■ **Short exercise**:
Do not include the pictures; repeat the rest of the data exactly.

■ **Source data**:
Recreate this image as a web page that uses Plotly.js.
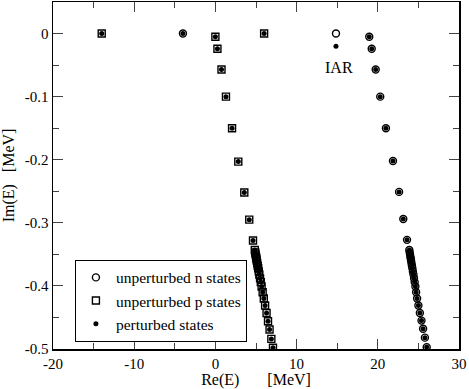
<!DOCTYPE html>
<html><head><meta charset="utf-8">
<script src="https://cdn.plot.ly/plotly-3.0.1.min.js"></script>
<style>html,body{margin:0;padding:0;background:#fff}#chart{width:469px;height:389px}</style>
</head><body><div id="chart"></div>
<script>
// unperturbed states on the real axis
const nTopRe = [-4, 14.85];
const nTopIm = [0, 0];
const pTopRe = [-14, 6];
const pTopIm = [0, 0];
// perturbed states on the real axis (IAR shifted)
const pertTopRe = [-14, -4, 6, 14.85];
const pertTopIm = [0, 0, 0, -0.02];
// p-state resonance branch (left)
const leftRe = [0.0, 0.25, 0.75, 1.30, 2.05, 2.82, 3.56, 4.17, 4.63, 4.85, 4.91, 4.95, 5.01, 5.05, 5.09, 5.15, 5.21, 5.27, 5.34, 5.41, 5.50, 5.59, 5.69, 5.82, 5.96, 6.12, 6.30, 6.48, 6.67, 6.89, 7.09];
const leftIm = [-0.005, -0.024, -0.057, -0.100, -0.150, -0.203, -0.252, -0.295, -0.328, -0.343, -0.347, -0.350, -0.354, -0.357, -0.360, -0.364, -0.368, -0.372, -0.377, -0.382, -0.388, -0.394, -0.401, -0.410, -0.420, -0.431, -0.443, -0.456, -0.469, -0.484, -0.498];
// n-state resonance branch (right)
const rightRe = [18.95, 19.25, 19.74, 20.30, 21.00, 21.87, 22.62, 23.14, 23.60, 23.88, 23.93, 23.97, 24.02, 24.06, 24.10, 24.15, 24.20, 24.26, 24.32, 24.39, 24.46, 24.54, 24.63, 24.72, 24.84, 25.00, 25.18, 25.38, 25.58, 25.80, 26.02];
const rightIm = [-0.005, -0.024, -0.057, -0.100, -0.150, -0.202, -0.251, -0.294, -0.327, -0.343, -0.347, -0.350, -0.354, -0.357, -0.360, -0.364, -0.368, -0.372, -0.377, -0.382, -0.388, -0.394, -0.401, -0.410, -0.420, -0.431, -0.443, -0.455, -0.468, -0.482, -0.497];

const xTicks = [-20, -10, 0, 10, 20, 30];
const xTickText = ['-20', '-10', '0', '10', '20', '30'];
const yTicks = [0, -0.1, -0.2, -0.3, -0.4, -0.5];
const yTickText = ['0', '-0.1', '-0.2', '-0.3', '-0.4', '-0.5'];

const F = 'Liberation Serif';
const traces = [
  {x: nTopRe.concat(rightRe), y: nTopIm.concat(rightIm), mode: 'markers', type: 'scatter', name: 'unperturbed n states',
   marker: {symbol: 'circle-open', size: 7, color: '#000', line: {width: 1.4, color: '#000'}}},
  {x: pTopRe.concat(leftRe), y: pTopIm.concat(leftIm), mode: 'markers', type: 'scatter', name: 'unperturbed p states',
   marker: {symbol: 'square-open', size: 7, color: '#000', line: {width: 1.4, color: '#000'}}},
  {x: pertTopRe.concat(leftRe, rightRe), y: pertTopIm.concat(leftIm, rightIm), mode: 'markers', type: 'scatter', name: 'perturbed states',
   marker: {symbol: 'circle', size: 5, color: '#000'}}
];
const axBase = {showline: true, linecolor: '#000', linewidth: 1.5, mirror: 'allticks', ticks: 'inside', ticklen: 10, tickwidth: 1, tickcolor: '#444',
  showgrid: false, zeroline: false, tickfont: {family: F, size: 15, color: '#000'}, tickmode: 'array'};
const layout = {
  width: 469, height: 389,
  margin: {l: 53, r: 10, t: 2, b: 40},
  paper_bgcolor: '#fff', plot_bgcolor: '#fff',
  font: {family: F, size: 15, color: '#000'},
  showlegend: true,
  legend: {x: 0.054, y: 0.257, xanchor: 'left', yanchor: 'top', bordercolor: '#000', borderwidth: 1, bgcolor: '#fff',
    font: {family: F, size: 15.5, color: '#000'}, itemwidth: 30, tracegroupgap: 0},
  xaxis: Object.assign({}, axBase, {range: [-20, 30], tickvals: xTicks, ticktext: xTickText,
    minor: {tickmode: 'array', tickvals: [-15, -5, 5, 15, 25], ticks: 'inside', ticklen: 6, tickcolor: '#444', tickwidth: 1},
    title: {text: 'Re(E)\u00a0\u00a0\u00a0\u00a0\u00a0\u00a0\u00a0[MeV]', font: {family: F, size: 16, color: '#000'}, standoff: 4}}),
  yaxis: Object.assign({}, axBase, {range: [-0.5, 0.05], tickvals: yTicks, ticktext: yTickText,
    minor: {tickmode: 'array', tickvals: [-0.05, -0.15, -0.25, -0.35, -0.45], ticks: 'inside', ticklen: 6, tickcolor: '#444', tickwidth: 1},
    title: {text: 'Im(E)\u00a0\u00a0\u00a0[MeV]', font: {family: F, size: 16, color: '#000'}, standoff: 7}}),
  annotations: [{x: 15.2, y: -0.054, xref: 'x', yref: 'y', text: 'IAR', showarrow: false, font: {family: F, size: 16, color: '#000'}}]
};
Plotly.newPlot('chart', traces, layout, {displayModeBar: false, staticPlot: true});
</script></body></html>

■ **Output below**:
Recreate this image as a web page that uses Plotly.js.
<!DOCTYPE html>
<html><head><meta charset="utf-8">
<script src="https://cdn.plot.ly/plotly-3.0.1.min.js"></script>
<style>html,body{margin:0;padding:0;background:#fff}#chart{width:469px;height:389px}</style>
</head><body><div id="chart"></div>
<script>
// unperturbed states on the real axis
const nTopRe = [-4, 14.85];
const nTopIm = [0, 0];
const pTopRe = [-14, 6];
const pTopIm = [0, 0];
// perturbed states on the real axis (IAR shifted)
const pertTopRe = [-14, -4, 6, 14.85];
const pertTopIm = [0, 0, 0, -0.02];
// p-state resonance branch (left)
const leftRe = [0.0, 0.25, 0.75, 1.30, 2.05, 2.82, 3.56, 4.17, 4.63, 4.85, 4.91, 4.95, 5.01, 5.05, 5.09, 5.15, 5.21, 5.27, 5.34, 5.41, 5.50, 5.59, 5.69, 5.82, 5.96, 6.12, 6.30, 6.48, 6.67, 6.89, 7.09];
const leftIm = [-0.005, -0.024, -0.057, -0.100, -0.150, -0.203, -0.252, -0.295, -0.328, -0.343, -0.347, -0.350, -0.354, -0.357, -0.360, -0.364, -0.368, -0.372, -0.377, -0.382, -0.388, -0.394, -0.401, -0.410, -0.420, -0.431, -0.443, -0.456, -0.469, -0.484, -0.498];
// n-state resonance branch (right)
const rightRe = [18.95, 19.25, 19.74, 20.30, 21.00, 21.87, 22.62, 23.14, 23.60, 23.88, 23.93, 23.97, 24.02, 24.06, 24.10, 24.15, 24.20, 24.26, 24.32, 24.39, 24.46, 24.54, 24.63, 24.72, 24.84, 25.00, 25.18, 25.38, 25.58, 25.80, 26.02];
const rightIm = [-0.005, -0.024, -0.057, -0.100, -0.150, -0.202, -0.251, -0.294, -0.327, -0.343, -0.347, -0.350, -0.354, -0.357, -0.360, -0.364, -0.368, -0.372, -0.377, -0.382, -0.388, -0.394, -0.401, -0.410, -0.420, -0.431, -0.443, -0.455, -0.468, -0.482, -0.497];

const xTicks = [-20, -10, 0, 10, 20, 30];
const xTickText = ['-20', '-10', '0', '10', '20', '30'];
const yTicks = [0, -0.1, -0.2, -0.3, -0.4, -0.5];
const yTickText = ['0', '-0.1', '-0.2', '-0.3', '-0.4', '-0.5'];

const F = 'Liberation Serif';
const traces = [
  {x: nTopRe.concat(rightRe), y: nTopIm.concat(rightIm), mode: 'markers', type: 'scatter', name: 'unperturbed n states',
   marker: {symbol: 'circle-open', size: 7, color: '#000', line: {width: 1.4, color: '#000'}}},
  {x: pTopRe.concat(leftRe), y: pTopIm.concat(leftIm), mode: 'markers', type: 'scatter', name: 'unperturbed p states',
   marker: {symbol: 'square-open', size: 7, color: '#000', line: {width: 1.4, color: '#000'}}},
  {x: pertTopRe.concat(leftRe, rightRe), y: pertTopIm.concat(leftIm, rightIm), mode: 'markers', type: 'scatter', name: 'perturbed states',
   marker: {symbol: 'circle', size: 5, color: '#000'}}
];
const axBase = {showline: true, linecolor: '#000', linewidth: 1.5, mirror: 'allticks', ticks: 'inside', ticklen: 10, tickwidth: 1, tickcolor: '#444',
  showgrid: false, zeroline: false, tickfont: {family: F, size: 15, color: '#000'}, tickmode: 'array'};
const layout = {
  width: 469, height: 389,
  margin: {l: 53, r: 10, t: 2, b: 40},
  paper_bgcolor: '#fff', plot_bgcolor: '#fff',
  font: {family: F, size: 15, color: '#000'},
  showlegend: true,
  legend: {x: 0.054, y: 0.257, xanchor: 'left', yanchor: 'top', bordercolor: '#000', borderwidth: 1, bgcolor: '#fff',
    font: {family: F, size: 15.5, color: '#000'}, itemwidth: 30, tracegroupgap: 0},
  xaxis: Object.assign({}, axBase, {range: [-20, 30], tickvals: xTicks, ticktext: xTickText,
    minor: {tickmode: 'array', tickvals: [-15, -5, 5, 15, 25], ticks: 'inside', ticklen: 6, tickcolor: '#444', tickwidth: 1},
    title: {text: 'Re(E)\u00a0\u00a0\u00a0\u00a0\u00a0\u00a0\u00a0[MeV]', font: {family: F, size: 16, color: '#000'}, standoff: 4}}),
  yaxis: Object.assign({}, axBase, {range: [-0.5, 0.05], tickvals: yTicks, ticktext: yTickText,
    minor: {tickmode: 'array', tickvals: [-0.05, -0.15, -0.25, -0.35, -0.45], ticks: 'inside', ticklen: 6, tickcolor: '#444', tickwidth: 1},
    title: {text: 'Im(E)\u00a0\u00a0\u00a0[MeV]', font: {family: F, size: 16, color: '#000'}, standoff: 7}}),
  annotations: [{x: 15.2, y: -0.054, xref: 'x', yref: 'y', text: 'IAR', showarrow: false, font: {family: F, size: 16, color: '#000'}}]
};
Plotly.newPlot('chart', traces, layout, {displayModeBar: false, staticPlot: true});
</script></body></html>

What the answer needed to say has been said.